··· DATA

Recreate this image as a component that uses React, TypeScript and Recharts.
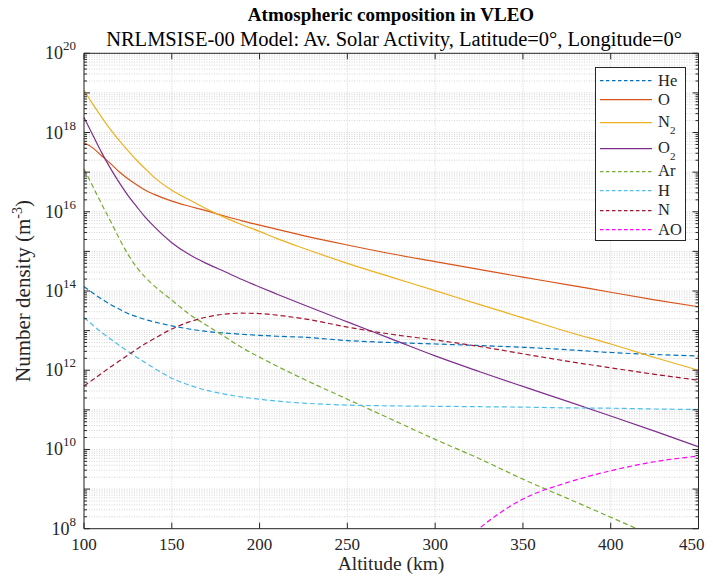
import React from 'react';
import { LineChart, Line, XAxis, YAxis, CartesianGrid, Legend } from 'recharts';

// ---------- data (number density, m^-3) ----------
const altitudes = [100, 105, 110, 115, 120, 125, 130, 135, 140, 150, 160, 170, 180, 190, 200, 210, 225, 250, 275, 300, 325, 350, 375, 400, 425, 450];

const heDensity = [1.29e14, 8.9e13, 6.3e13, 4.6e13, 3.5e13, 2.7e13, 2.24e13, 1.9e13, 1.66e13, 1.32e13, 1.1e13, 9.5e12, 8.7e12, 8.1e12, 7.6e12, 7.2e12, 6.8e12, 5.6e12, 5.0e12, 4.6e12, 4.2e12, 3.8e12, 3.3e12, 2.8e12, 2.5e12, 2.3e12];
const oDensity = [5.5e17, 4.1e17, 2.6e17, 1.66e17, 1.02e17, 6.8e16, 4.8e16, 3.5e16, 2.75e16, 1.86e16, 1.38e16, 1.05e16, 7.8e15, 5.9e15, 4.6e15, 3.6e15, 2.5e15, 1.45e15, 8.7e14, 5.5e14, 3.5e14, 2.24e14, 1.45e14, 9.3e13, 6.0e13, 4.0e13];
const n2Density = [1.17e19, 5.2e18, 2.45e18, 1.2e18, 6.3e17, 3.5e17, 2.0e17, 1.2e17, 7.4e16, 3.5e16, 2.0e16, 1.17e16, 7.2e15, 4.7e15, 3.2e15, 2.1e15, 1.2e15, 5.0e14, 2.24e14, 1.02e14, 4.6e13, 2.1e13, 9.5e12, 4.6e12, 2.1e12, 1.0e12];
const o2Density = [2.4e18, 8.7e17, 3.16e17, 1.26e17, 5.5e16, 2.6e16, 1.35e16, 7.2e15, 4.2e15, 1.66e15, 8.3e14, 4.9e14, 3.1e14, 1.95e14, 1.26e14, 8.3e13, 4.5e13, 1.66e13, 6.2e12, 2.3e12, 9.3e11, 3.9e11, 1.66e11, 7.0e10, 2.9e10, 1.17e10];
const arDensity = [1.2e17, 4.4e16, 1.58e16, 5.9e15, 2.14e15, 8.5e14, 4.0e14, 2.2e14, 1.35e14, 5.9e13, 2.6e13, 1.35e13, 7.1e12, 3.7e12, 2.14e12, 1.26e12, 6.0e11, 1.86e11, 5.8e10, 1.8e10, 5.9e9, 1.78e9, 5.9e8, 1.95e8, 6.3e7, 2.0e7];
const hDensity = [2.14e13, 1.38e13, 9.1e12, 6.2e12, 4.3e12, 3.0e12, 2.14e12, 1.55e12, 1.12e12, 6.3e11, 4.2e11, 3.1e11, 2.5e11, 2.1e11, 1.86e11, 1.66e11, 1.48e11, 1.32e11, 1.26e11, 1.23e11, 1.2e11, 1.17e11, 1.12e11, 1.1e11, 1.05e11, 1.02e11];
const nDensity = [4.0e11, 5.75e11, 8.3e11, 1.2e12, 1.7e12, 2.4e12, 3.4e12, 4.7e12, 6.3e12, 1.1e13, 1.66e13, 2.2e13, 2.6e13, 2.75e13, 2.7e13, 2.45e13, 2.0e13, 1.23e13, 8.1e12, 5.8e12, 4.0e12, 2.6e12, 1.7e12, 1.15e12, 7.9e11, 5.6e11];
const aoDensity = [null, null, null, null, null, null, null, null, null, null, null, null, null, null, null, null, null, null, null, 8e6, 1.0e8, 5.6e8, 1.45e9, 2.9e9, 4.9e9, 6.8e9];

const xTicks = [100, 150, 200, 250, 300, 350, 400, 450];
const yExponents = [8, 9, 10, 11, 12, 13, 14, 15, 16, 17, 18, 19, 20];
const yLabelExponents = [8, 10, 12, 14, 16, 18, 20];

// ---------- styling ----------
const FONT = "'Liberation Serif', 'DejaVu Serif', serif";
const AXIS_COLOR = '#262626';

const series = [
  { key: 'He', name: 'He', sub: '', values: heDensity, color: '#0072BD', dash: '5 3' },
  { key: 'O', name: 'O', sub: '', values: oDensity, color: '#D95319', dash: '' },
  { key: 'N2', name: 'N', sub: '2', values: n2Density, color: '#EDB120', dash: '' },
  { key: 'O2', name: 'O', sub: '2', values: o2Density, color: '#7E2F8E', dash: '' },
  { key: 'Ar', name: 'Ar', sub: '', values: arDensity, color: '#77AC30', dash: '5 3' },
  { key: 'H', name: 'H', sub: '', values: hDensity, color: '#4DBEEE', dash: '5 3' },
  { key: 'N', name: 'N', sub: '', values: nDensity, color: '#A2142F', dash: '5 3' },
  { key: 'AO', name: 'AO', sub: '', values: aoDensity, color: '#FF00FF', dash: '5 3' },
];

const data = altitudes.map((alt, i) => {
  const row: Record<string, number | null> = { alt };
  series.forEach((s) => {
    row[s.key] = s.values[i];
  });
  return row;
});

// decade ticks + minor ticks (2..9 x 10^e)
const majorValues = yExponents.map((e) => Math.pow(10, e));
const minorValues: number[] = [];
yExponents.slice(0, -1).forEach((e) => {
  for (let m = 2; m <= 9; m++) minorValues.push(m * Math.pow(10, e));
});
const allYTicks = [...majorValues, ...minorValues].sort((a, b) => a - b);

const exponentOf = (v: number) => Math.round(Math.log10(v));
const isMajor = (v: number) => {
  const e = exponentOf(v);
  return Math.abs(v - Math.pow(10, e)) < 1e-6 * v;
};

const LeftTick = (props: any) => {
  const { x, y, payload } = props;
  const v = payload.value;
  const major = isMajor(v);
  const e = exponentOf(v);
  return (
    <g>
      <line x1={x} y1={y} x2={x + (major ? 6 : 3)} y2={y} stroke={AXIS_COLOR} strokeWidth={1} />
      {major && yLabelExponents.includes(e) && (
        <text x={x - 8} y={y + 6} textAnchor="end" fontFamily={FONT} fontSize={18} fill={AXIS_COLOR}>
          10
          <tspan dy={-9} fontSize={13}>
            {e}
          </tspan>
        </text>
      )}
    </g>
  );
};

const RightTick = (props: any) => {
  const { x, y, payload } = props;
  const major = isMajor(payload.value);
  return <line x1={x} y1={y} x2={x - (major ? 6 : 3)} y2={y} stroke={AXIS_COLOR} strokeWidth={1} />;
};

const BottomTick = (props: any) => {
  const { x, y, payload } = props;
  const isLast = payload.value === xTicks[xTicks.length - 1];
  return (
    <g>
      <line x1={x} y1={y} x2={x} y2={y - 6} stroke={AXIS_COLOR} strokeWidth={1} />
      <text
        x={isLast ? x + 6 : x}
        y={y + 21}
        textAnchor={isLast ? 'end' : 'middle'}
        fontFamily={FONT}
        fontSize={17}
        fill={AXIS_COLOR}
      >
        {payload.value}
      </text>
    </g>
  );
};

const TopTick = (props: any) => {
  const { x, y } = props;
  return <line x1={x} y1={y} x2={x} y2={y + 6} stroke={AXIS_COLOR} strokeWidth={1} />;
};

const LegendBox = () => (
  <div
    style={{
      boxSizing: 'border-box',
      width: 91,
      height: 174,
      border: `1px solid ${AXIS_COLOR}`,
      background: '#fff',
      paddingTop: 3,
      fontFamily: FONT,
      color: AXIS_COLOR,
    }}
  >
    {series.map((s) => {
      const h = s.sub ? 26 : 19.4;
      const ly = s.sub ? 12.6 : 9.7;
      return (
        <div key={s.key} style={{ position: 'relative', height: h }}>
          <svg width={56} height={h} style={{ position: 'absolute', left: 0, top: 0 }}>
            <line x1={4} x2={56} y1={ly} y2={ly} stroke={s.color} strokeWidth={1.3} strokeDasharray={s.dash ? '3.5 2.5' : undefined} />
          </svg>
          <div
            style={{
              position: 'absolute',
              left: 62,
              top: ly - 10,
              fontSize: 16.5,
              lineHeight: '20px',
              whiteSpace: 'nowrap',
            }}
          >
            {s.name}
            {s.sub && <span style={{ fontSize: 11, position: 'relative', top: 7 }}>{s.sub}</span>}
          </div>
        </div>
      );
    })}
  </div>
);

export default function App() {
  const W = 697;
  const H = 567;
  return (
    <div style={{ position: 'relative', width: W, height: H, fontFamily: FONT }}>
      <style>{`.recharts-surface { overflow: visible; } .recharts-wrapper { overflow: visible; }`}</style>
      <LineChart
        width={W}
        height={H}
        data={data}
        margin={{ top: 44.3, right: 5.5, bottom: 16.3, left: 16 }}
      >
        <CartesianGrid stroke="#c9c9c9" strokeDasharray="1 1.5" strokeWidth={0.8} />
        <XAxis
          dataKey="alt"
          type="number"
          domain={[100, 450]}
          ticks={xTicks}
          interval={0}
          height={30}
          tickSize={0}
          tickMargin={0}
          tickLine={false}
          tick={<BottomTick />}
          axisLine={{ stroke: AXIS_COLOR }}
        />
        <XAxis
          xAxisId="top"
          orientation="top"
          dataKey="alt"
          type="number"
          domain={[100, 450]}
          ticks={xTicks}
          interval={0}
          height={1}
          tickSize={0}
          tickMargin={0}
          tickLine={false}
          tick={<TopTick />}
          axisLine={{ stroke: AXIS_COLOR }}
        />
        <YAxis
          scale="log"
          domain={[1e8, 1e20]}
          allowDataOverflow
          ticks={allYTicks}
          interval={0}
          width={60}
          tickSize={0}
          tickMargin={0}
          tickLine={false}
          tick={<LeftTick />}
          axisLine={{ stroke: AXIS_COLOR }}
        />
        <YAxis
          yAxisId="right"
          orientation="right"
          scale="log"
          domain={[1e8, 1e20]}
          allowDataOverflow
          ticks={allYTicks}
          interval={0}
          width={1}
          tickSize={0}
          tickMargin={0}
          tickLine={false}
          tick={<RightTick />}
          axisLine={{ stroke: AXIS_COLOR }}
        />
        {series.map((s) => (
          <Line
            key={s.key}
            dataKey={s.key}
            name={s.key}
            type="monotone"
            stroke={s.color}
            strokeWidth={1.2}
            strokeDasharray={s.dash || undefined}
            dot={false}
            activeDot={false}
            connectNulls={false}
            isAnimationActive={false}
          />
        ))}
        <Legend
          layout="vertical"
          align="center"
          verticalAlign="middle"
          wrapperStyle={{ position: 'absolute', left: 587, top: 59, width: 91 }}
          content={() => <LegendBox />}
        />
      </LineChart>
      <svg
        width={W}
        height={H}
        style={{ position: 'absolute', left: 0, top: 0, pointerEvents: 'none', overflow: 'visible' }}
      >
        <text x={383} y={13} textAnchor="middle" fontFamily={FONT} fontWeight="bold" fontSize={19} fill="#000">
          Atmospheric composition in VLEO
        </text>
        <text x={386} y={38} textAnchor="middle" fontFamily={FONT} fontSize={20.5} fill="#000">
          NRLMSISE-00 Model: Av. Solar Activity, Latitude=0°, Longitude=0°
        </text>
        <text x={383} y={562} textAnchor="middle" fontFamily={FONT} fontSize={19.5} fill={AXIS_COLOR}>
          Altitude (km)
        </text>
        <text
          transform="translate(22, 283) rotate(-90)"
          textAnchor="middle"
          fontFamily={FONT}
          fontSize={21}
          fill={AXIS_COLOR}
        >
          Number density (m
          <tspan dy={-8} fontSize={14}>
            -3
          </tspan>
          <tspan dy={8}>)</tspan>
        </text>
      </svg>
    </div>
  );
}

······

• **TASK DESCRIPTION**
Everything from the top line of the data down to and including the line with "400, 425, 450];" is to be copied, except the pictures.

• **RESULT FOR THIS EXERCISE**
Recreate this image as a component that uses React, TypeScript and Recharts.
import React from 'react';
import { LineChart, Line, XAxis, YAxis, CartesianGrid, Legend } from 'recharts';

// ---------- data (number density, m^-3) ----------
const altitudes = [100, 105, 110, 115, 120, 125, 130, 135, 140, 150, 160, 170, 180, 190, 200, 210, 225, 250, 275, 300, 325, 350, 375, 400, 425, 450];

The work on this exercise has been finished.